Park Hill, the placement agency and secondaries broker affiliate of The Blackstone Group, is not alone in dedicating resources to the strategy; most firms in this area have individuals or teams that explore potential fund restructurings.
Two deals last year outlined ways in which secondary firms could help restructure older funds. Landmark Partners, Vision Capital and PineBridge Investments helped structure a new fund to house three remaining portfolio companies from Willis Stein & Partners’ 2001 vintage third fund. And CPPIB anchored a deal that involved the formation of a new vehicle to house five portfolio companies from Behrman Capital’s 2000 vintage third fund.
These are not easy deals to do. LP cooperation is the key to success, and in both of those deals, some LPs expressed frustration at various aspects of the arrangements.

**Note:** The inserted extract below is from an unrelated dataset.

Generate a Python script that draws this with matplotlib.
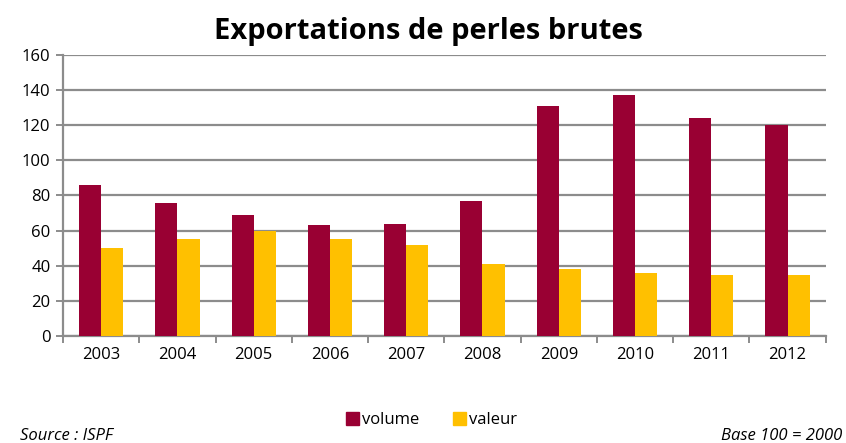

Of course, investors’ hands are usually tied – if they force the manager to liquidate the fund, they either lose assets at fire sale prices or end up with a bunch of shares in private companies that they don’t really want. And their only other option is to negotiate with the manager over continued payment of management fees, or maybe even lowering the bar on preferred returns so that the manager still has a chance of hitting carried interest.
In these situations, a restructuring offers genuine hope of a way out. But finding consensus among frustrated investors who are out of patience with the GP in question is never easy.
The prospective secondary firm partner in a restructuring has to go in with eyes wide open, says Jason Gull, partner with fund of funds Adam Street Partners. “Often, but not always, there can be improprieties between the GP and the LP in the context of this restructuring – where the GP is looking to maintain a fee stream and business that would otherwise go away. In order to do so, they can be at odds with their existing LPs.”
Specialists who can consistently solve problems like this may be able to build a very lucrative line of business in the coming years.